We do not by our decision intimate, as the trial court speculated, that under our statutory rule of comparative negligence there is no longer any case where the trial court may, indeed is required to, determine the issue of liability as a matter of law, including whether the claimant's negligence equals or exceeds that of the defendant. We simply decide that, viewing all the evidence and all reasonable inferences most favorably to plaintiff, this is not such a case.
*745 One issue remains. The statute governing the duties of motorists at yield-right-of-way signs, Minn.St. 169.201, does not explicitly incorporate the language of § 169.20, subd. 1, providing that excessive speed forfeits the right-of-way to vehicles approaching uncontrolled intersections; an extremely technical and literal reading could produce the anomalous result that excessive speed would forfeit the right-of-way granted to vehicles approaching such intersections but would not forfeit it to those approaching intersections protected by a yield sign. We reject such a reading of the statutes. In previous cases, we have given a broad and inclusive reading to the forfeiture-for-unlawful-speed provisions of § 169.20, subd. 1, Anderson v. Mid-Motors Inc., 256 Minn. 157, 98 N.W.2d 188 (1959); Kolatz v. Kelly, 244 Minn. 163, 69 N.W.2d 649 (1955); we now hold that the forfeiture provision applies with equal force to a motorist approaching an intersection protected by a yield sign.

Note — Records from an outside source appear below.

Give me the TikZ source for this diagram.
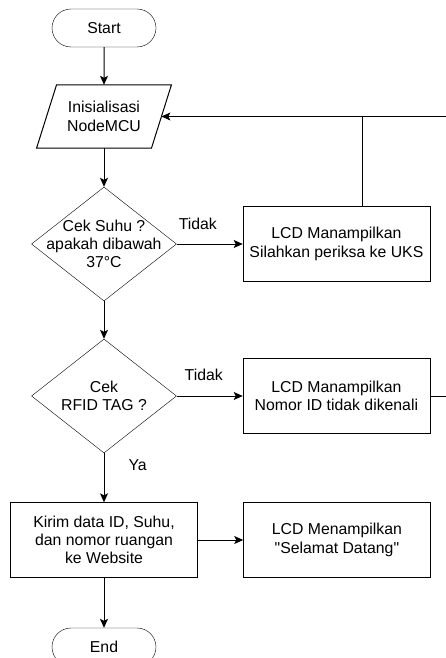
\documentclass[tikz,border=0pt]{standalone}
\usepackage{fontspec}
\setmainfont{Liberation Sans}[Ligatures=TeXOff]
\usetikzlibrary{positioning,shapes.geometric,shapes.misc,arrows.meta}

\begin{document}
\begin{tikzpicture}[x=1pt,y=-1pt]
\tikzset{every node/.style={font=\fontsize{15.8}{18.3}\selectfont, align=center, inner sep=2pt},
	terminal/.style={draw, rounded rectangle, minimum width=108pt, minimum height=38pt},
	io/.style={minimum width=114.5pt, minimum height=63pt},
	decision/.style={draw, diamond, aspect=1.28, minimum width=145pt, minimum height=114pt, inner sep=-15pt},
	process/.style={draw, rectangle, minimum width=187pt, minimum height=75pt},
	line/.style={draw, line width=1pt},
	arrow/.style={line, -{Stealth[length=9pt, width=8pt, inset=2pt]}}}
				\clip (0,0) rectangle (446,658);
				\node[terminal] (start) at (104,28) {Start};
				\node[io] (init) at (104,116.5) {Inisialisasi\\NodeMCU};
				\draw[line] ([xshift=-10pt]init.south west) -- ([xshift=10pt]init.north west) -- ([xshift=10pt]init.north east) -- ([xshift=-10pt]init.south east) -- cycle;
				\node[decision] (suhu) at (104,244) {Cek Suhu ?\\apakah dibawah\\37°C};
				\node[process, right=66pt of suhu] (uks) {LCD Manampilkan\\Silahkan periksa ke UKS};
				\node[decision] (rfid) at (104,396) {Cek\\RFID TAG ?};
				\node[process, right=66pt of rfid] (tagid) {LCD Manampilkan\\Nomor ID tidak dikenali};
				\node[process] (kirim) at (104,540) {Kirim data ID, Suhu,\\dan nomor ruangan\\ke Website};
				\node[process, right=45.5pt of kirim] (datang) {LCD Menampilkan\\"Selamat Datang"};
				\node[terminal] (stop) at (104,647) {End};
				\draw[arrow] (start) -- (init);
				\draw[arrow] (init) -- (suhu);
				\draw[arrow] (suhu.east) -- node[pos=0.32, above=12pt] {Tidak} (uks.west);
				\draw[line] ([xshift=26pt]uks.north) -- ([xshift=26pt]uks.north |- init.east);
				\draw[arrow] (suhu.south) -- (rfid.north);
				\draw[arrow] (rfid.east) -- node[pos=0.41, above=13pt] {Tidak} (tagid.west);
				\draw[arrow] (tagid.east) -- ++(40,0) |- (init.east);
				\draw[arrow] (rfid.south) -- node[pos=0.25, right=22pt] {Ya} (kirim.north);
				\draw[arrow] (kirim.east) -- (datang.west);
				\draw[arrow] (kirim.south) -- (stop.north);
\end{tikzpicture}
\end{document}
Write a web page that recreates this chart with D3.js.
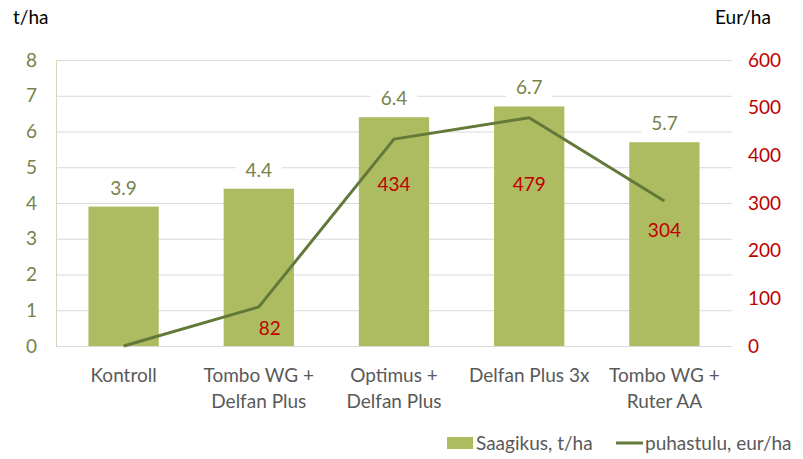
<!DOCTYPE html>
<html><head><meta charset="utf-8">
<script src="https://cdn.jsdelivr.net/npm/d3@7"></script>
<style>body{margin:0;background:#fff}svg{display:block}text{font-family:Lato,"Open Sans",sans-serif}</style>
</head><body><svg id="c" width="803" height="459"></svg>
<script>
const categories = [["Kontroll"],["Tombo WG +","Delfan Plus"],["Optimus +","Delfan Plus"],["Delfan Plus 3x"],["Tombo WG +","Ruter AA"]];
const yieldValues = [3.9, 4.4, 6.4, 6.7, 5.7];
const incomeValues = [0, 82, 434, 479, 304];
const leftTicks = [0,1,2,3,4,5,6,7,8];
const rightTicks = [0,100,200,300,400,500,600];
const lineLabelDy = [null, 21, 45, 66, 29];
const lineLabelDx = [0, 11, 0, 0, 0];
const legendLabels = ["Saagikus, t/ha", "puhastulu, eur/ha"];

(function(){
const svg = d3.select("#c");
const pL = 56, pR = 732, pT = 60, pB = 346;
const x = d3.scaleBand().domain(d3.range(categories.length)).range([pL, pR]).paddingInner(0.48).paddingOuter(0.24);
const yL = d3.scaleLinear().domain([0,8]).range([pB, pT]);
const yR = d3.scaleLinear().domain([0,600]).range([pB, pT]);
const barC = "#adbc60", lineC = "#62793a", olive = "#76834a", red = "#c00000", gray = "#595959";
const fs = 19;

svg.append("g").selectAll("line").data(leftTicks).join("line")
  .attr("x1", pL).attr("x2", pR).attr("y1", d=>yL(d)+0.5).attr("y2", d=>yL(d)+0.5)
  .attr("stroke", "#d9d9d9").attr("stroke-width", 1);
svg.append("line").attr("x1", pL+0.5).attr("x2", pL+0.5).attr("y1", pT).attr("y2", pB+1)
  .attr("stroke", "#d3dbb5").attr("stroke-width", 1);

const la = svg.append("g").attr("transform", `translate(${pL},0)`)
  .call(d3.axisLeft(yL).tickValues(leftTicks).tickSize(0).tickPadding(19).tickFormat(d3.format("d")));
la.select(".domain").remove();
la.selectAll("text").attr("fill", olive).attr("font-size", fs).style("font-family","Lato,sans-serif");

const ra = svg.append("g").attr("transform", `translate(${pR},0)`)
  .call(d3.axisRight(yR).tickValues(rightTicks).tickSize(0).tickPadding(16).tickFormat(d3.format("d")));
ra.select(".domain").remove();
ra.selectAll("text").attr("fill", red).attr("font-size", fs).style("font-family","Lato,sans-serif");

svg.append("text").attr("x", 13).attr("y", 24).attr("font-size", fs).attr("fill", "#000").text("t/ha");
svg.append("text").attr("x", 715).attr("y", 24).attr("font-size", fs).attr("fill", "#000").text("Eur/ha");

svg.append("g").selectAll("rect").data(yieldValues).join("rect")
  .attr("x", (d,i)=>x(i)).attr("width", x.bandwidth())
  .attr("y", d=>yL(d)).attr("height", d=>yL(0)-yL(d)).attr("fill", barC);

const bl = svg.append("g").selectAll("g").data(yieldValues).join("g")
  .attr("transform", (d,i)=>`translate(${x(i)+x.bandwidth()/2},${yL(d)-12})`);
bl.append("rect").attr("x", -23).attr("y", -15).attr("width", 46).attr("height", 22).attr("fill", "#fff");
bl.append("text").attr("text-anchor", "middle").attr("font-size", fs).attr("fill", olive)
  .text(d=>d3.format(".1f")(d));

const line = d3.line().x((d,i)=>x(i)+x.bandwidth()/2).y(d=>yR(d));
svg.append("path").datum(incomeValues).attr("d", line).attr("fill", "none")
  .attr("stroke", lineC).attr("stroke-width", 3).attr("stroke-linejoin", "round");

const labelled = incomeValues.map((v,i)=>({v,i})).filter(d=>lineLabelDy[d.i] !== null);
svg.append("g").selectAll("text").data(labelled).join("text")
  .attr("x", d=>x(d.i)+x.bandwidth()/2 + lineLabelDx[d.i])
  .attr("y", d=>yR(d.v)+lineLabelDy[d.i]+7)
  .attr("text-anchor", "middle").attr("font-size", fs).attr("fill", red)
  .text(d=>d.v);

const cl = svg.append("g").selectAll("text").data(categories).join("text")
  .attr("x", (d,i)=>x(i)+x.bandwidth()/2).attr("text-anchor", "middle")
  .attr("font-size", fs).attr("fill", gray);
cl.each(function(d){
  const t = d3.select(this);
  d.forEach((s,j)=>t.append("tspan").attr("x", t.attr("x")).attr("y", 382 + j*26).text(s));
});

const lg = svg.append("g");
lg.append("rect").attr("x", 447).attr("y", 437).attr("width", 26).attr("height", 12).attr("fill", barC);
lg.append("text").attr("x", 476).attr("y", 450).attr("font-size", fs).attr("fill", gray).text(legendLabels[0]);
lg.append("line").attr("x1", 616).attr("x2", 643).attr("y1", 443).attr("y2", 443).attr("stroke", lineC).attr("stroke-width", 3);
lg.append("text").attr("x", 645).attr("y", 450).attr("font-size", fs).attr("fill", gray).text(legendLabels[1]);
})();
</script></body></html>
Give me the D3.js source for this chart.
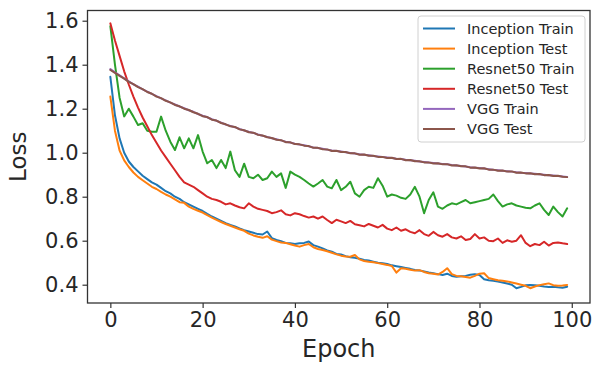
<!DOCTYPE html>
<html>
<head>
<meta charset="utf-8">
<script src="https://cdn.jsdelivr.net/npm/d3@7"></script>
<style>
  html, body { margin: 0; padding: 0; background: #ffffff; }
  svg { display: block; }
  text { font-family: "DejaVu Sans", sans-serif; fill: #262626; }
</style>
</head>
<body>
<svg id="chart" width="596" height="365"></svg>
<script>
// ---------- data ----------
const epochs = d3.range(0, 100);
const seriesNames = ["Inception Train", "Inception Test", "Resnet50 Train", "Resnet50 Test", "VGG Train", "VGG Test"];
const seriesColors = ["#1f77b4", "#ff7f0e", "#2ca02c", "#d62728", "#9467bd", "#8c564b"];
const xTicks = [0, 20, 40, 60, 80, 100];
const yTicks = [0.4, 0.6, 0.8, 1.0, 1.2, 1.4, 1.6];

const inceptionTrain = [1.345,1.17,1.065,1.00,0.96,0.935,0.915,0.895,0.88,0.865,
  0.855,0.84,0.825,0.815,0.80,0.79,0.775,0.765,0.755,0.745,
  0.735,0.722,0.71,0.70,0.69,0.68,0.672,0.665,0.656,0.648,
  0.642,0.636,0.63,0.628,0.642,0.612,0.603,0.598,0.59,0.588,
  0.585,0.588,0.59,0.596,0.58,0.573,0.565,0.556,0.55,0.54,
  0.537,0.53,0.525,0.522,0.518,0.512,0.51,0.505,0.50,0.497,
  0.494,0.488,0.484,0.48,0.476,0.472,0.467,0.465,0.46,0.455,
  0.452,0.448,0.444,0.45,0.44,0.436,0.438,0.44,0.445,0.448,
  0.444,0.425,0.42,0.418,0.414,0.41,0.405,0.40,0.384,0.39,
  0.397,0.399,0.398,0.395,0.392,0.39,0.391,0.388,0.386,0.391];

const inceptionTest = [1.255,1.10,1.01,0.965,0.935,0.91,0.89,0.875,0.86,0.845,
  0.835,0.822,0.81,0.80,0.788,0.775,0.772,0.755,0.745,0.736,
  0.728,0.716,0.705,0.695,0.685,0.676,0.668,0.66,0.652,0.645,
  0.632,0.624,0.618,0.613,0.62,0.605,0.598,0.592,0.59,0.584,
  0.578,0.573,0.58,0.585,0.57,0.562,0.558,0.552,0.545,0.538,
  0.532,0.528,0.527,0.535,0.515,0.508,0.504,0.502,0.498,0.494,
  0.49,0.485,0.455,0.475,0.472,0.468,0.464,0.466,0.458,0.452,
  0.45,0.446,0.458,0.475,0.448,0.44,0.438,0.435,0.432,0.44,
  0.45,0.452,0.43,0.425,0.42,0.418,0.415,0.41,0.405,0.40,
  0.395,0.384,0.392,0.398,0.402,0.406,0.398,0.395,0.396,0.399];

const resnetTrain = [1.575,1.40,1.25,1.165,1.20,1.164,1.126,1.134,1.10,1.095,
  1.095,1.164,1.10,1.05,1.012,1.07,1.02,1.065,1.02,1.08,
  1.005,0.952,0.967,0.93,0.967,0.93,1.005,0.92,0.89,0.95,
  0.89,0.884,0.90,0.876,0.884,0.914,0.89,0.906,0.84,0.914,
  0.90,0.89,0.876,0.86,0.846,0.86,0.876,0.846,0.838,0.876,
  0.83,0.845,0.868,0.815,0.80,0.83,0.845,0.84,0.884,0.85,
  0.80,0.81,0.805,0.795,0.79,0.81,0.845,0.80,0.725,0.785,
  0.82,0.755,0.745,0.76,0.77,0.765,0.775,0.785,0.77,0.775,
  0.78,0.785,0.79,0.81,0.78,0.755,0.765,0.77,0.76,0.755,
  0.75,0.747,0.76,0.77,0.74,0.717,0.755,0.73,0.71,0.747];

const resnetTest = [1.588,1.51,1.44,1.37,1.31,1.255,1.205,1.16,1.12,1.08,
  1.045,1.01,0.98,0.95,0.92,0.89,0.865,0.855,0.845,0.83,
  0.815,0.80,0.79,0.785,0.777,0.765,0.77,0.76,0.752,0.747,
  0.77,0.755,0.745,0.74,0.735,0.725,0.73,0.738,0.72,0.715,
  0.725,0.72,0.712,0.705,0.71,0.70,0.71,0.694,0.68,0.695,
  0.688,0.68,0.69,0.675,0.67,0.665,0.676,0.668,0.66,0.672,
  0.655,0.648,0.66,0.645,0.652,0.64,0.634,0.648,0.63,0.622,
  0.64,0.625,0.618,0.63,0.615,0.61,0.62,0.603,0.608,0.63,
  0.61,0.615,0.60,0.598,0.61,0.59,0.602,0.595,0.60,0.625,
  0.59,0.575,0.585,0.58,0.595,0.578,0.59,0.592,0.588,0.585];

const vggTrain = [1.380,1.365,1.352,1.338,1.324,1.311,1.300,1.288,1.278,1.267,
  1.257,1.247,1.238,1.228,1.219,1.210,1.202,1.193,1.186,1.176,
  1.168,1.161,1.152,1.145,1.137,1.128,1.122,1.116,1.108,1.101,
  1.095,1.090,1.083,1.077,1.072,1.066,1.061,1.056,1.050,1.046,
  1.041,1.037,1.034,1.029,1.024,1.021,1.018,1.014,1.010,1.008,
  1.005,1.002,0.999,0.996,0.993,0.991,0.988,0.985,0.983,0.980,
  0.978,0.976,0.973,0.971,0.968,0.966,0.963,0.960,0.958,0.955,
  0.953,0.951,0.949,0.947,0.944,0.942,0.940,0.937,0.934,0.932,
  0.930,0.928,0.925,0.922,0.920,0.918,0.916,0.914,0.911,0.909,
  0.908,0.906,0.904,0.902,0.900,0.898,0.896,0.894,0.892,0.890];

const vggTest = [1.376,1.363,1.349,1.337,1.322,1.312,1.298,1.289,1.276,1.268,
  1.255,1.248,1.236,1.229,1.217,1.211,1.200,1.194,1.184,1.177,
  1.166,1.162,1.150,1.146,1.135,1.129,1.120,1.117,1.106,1.102,
  1.093,1.091,1.081,1.078,1.070,1.067,1.059,1.057,1.048,1.047,
  1.039,1.038,1.032,1.030,1.022,1.022,1.016,1.015,1.008,1.009,
  1.003,1.003,0.997,0.997,0.991,0.992,0.986,0.986,0.981,0.981,
  0.976,0.977,0.971,0.972,0.966,0.967,0.961,0.961,0.956,0.956,
  0.951,0.952,0.947,0.948,0.942,0.943,0.938,0.938,0.932,0.933,
  0.928,0.929,0.923,0.923,0.918,0.919,0.914,0.915,0.909,0.910,
  0.906,0.907,0.902,0.903,0.898,0.899,0.894,0.895,0.891,0.889];

const seriesValues = [inceptionTrain, inceptionTest, resnetTrain, resnetTest, vggTrain, vggTest];

// ---------- layout ----------
const svg = d3.select("#chart");
const plot = { left: 87.5, right: 590, top: 10.5, bottom: 303 };

const x = d3.scaleLinear().domain([-4.95, 103.95]).range([plot.left, plot.right]);
const y = d3.scaleLinear().domain([0.3168, 1.6464]).range([plot.bottom, plot.top]);

// lines
const line = d3.line().x((d, i) => x(epochs[i])).y(d => y(d));
const gLines = svg.append("g");
seriesValues.forEach((vals, k) => {
  gLines.append("path")
    .datum(vals)
    .attr("fill", "none")
    .attr("stroke", seriesColors[k])
    .attr("stroke-width", 2)
    .attr("stroke-linejoin", "round")
    .attr("stroke-linecap", "round")
    .attr("d", line);
});

// axes
const xAxis = d3.axisBottom(x).tickValues(xTicks).tickSize(5).tickPadding(4).tickFormat(d3.format("d"));
const yAxis = d3.axisLeft(y).tickValues(yTicks).tickSize(5).tickPadding(4).tickFormat(d3.format(".1f"));

const gx = svg.append("g").attr("transform", `translate(0,${plot.bottom})`).call(xAxis);
const gy = svg.append("g").attr("transform", `translate(${plot.left},0)`).call(yAxis);
[gx, gy].forEach(g => {
  g.select(".domain").remove();
  g.selectAll(".tick line").attr("stroke", "#333").attr("stroke-width", 1.2);
  g.selectAll(".tick text").attr("font-size", 21).attr("font-family", "DejaVu Sans").attr("fill", "#262626");
});

// frame
svg.append("rect")
  .attr("x", plot.left).attr("y", plot.top)
  .attr("width", plot.right - plot.left).attr("height", plot.bottom - plot.top)
  .attr("fill", "none").attr("stroke", "#333").attr("stroke-width", 1.3);

// axis labels
svg.append("text")
  .attr("x", (plot.left + plot.right) / 2 + 0).attr("y", 357)
  .attr("text-anchor", "middle").attr("font-size", 24)
  .text("Epoch");
svg.append("text")
  .attr("transform", `translate(26,${(plot.top + plot.bottom) / 2}) rotate(-90)`)
  .attr("text-anchor", "middle").attr("font-size", 23)
  .text("Loss");

// legend
const legend = svg.append("g");
legend.append("rect")
  .attr("x", 418).attr("y", 16).attr("width", 167).attr("height", 126)
  .attr("rx", 3).attr("fill", "#ffffff").attr("fill-opacity", 0.85)
  .attr("stroke", "#d0d0d0").attr("stroke-width", 1);
seriesNames.forEach((name, k) => {
  const cy = 28.5 + k * 20.1;
  legend.append("line")
    .attr("x1", 423).attr("x2", 455).attr("y1", cy).attr("y2", cy)
    .attr("stroke", seriesColors[k]).attr("stroke-width", 2);
  legend.append("text")
    .attr("x", 467).attr("y", cy).attr("dy", "0.36em")
    .attr("font-size", 14.5)
    .text(name);
});
</script>
</body>
</html>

Reversed and remanded for a new trial.
NOTES
[1] See, Tellis v. Traynham, 195 Va. 447, 78 S.E.2d 581 (1953); Walsh v. Murray, 315 Ill.App. 664, 43 N.E.2d 562 (1942); Central Georgia Ry. Co. v. Keating, 177 Ga. 345, 170 S.E. 493 (1933); Annotation, 46 A.L.R. 2d 9.
[2] E. g., Lapides v. Wagenhals, 285 Minn. 403, 173 N.W.2d 334 (1969).
[3] Fisher v. Edberg, 287 Minn. 105, 176 N.W.2d 897 (1970).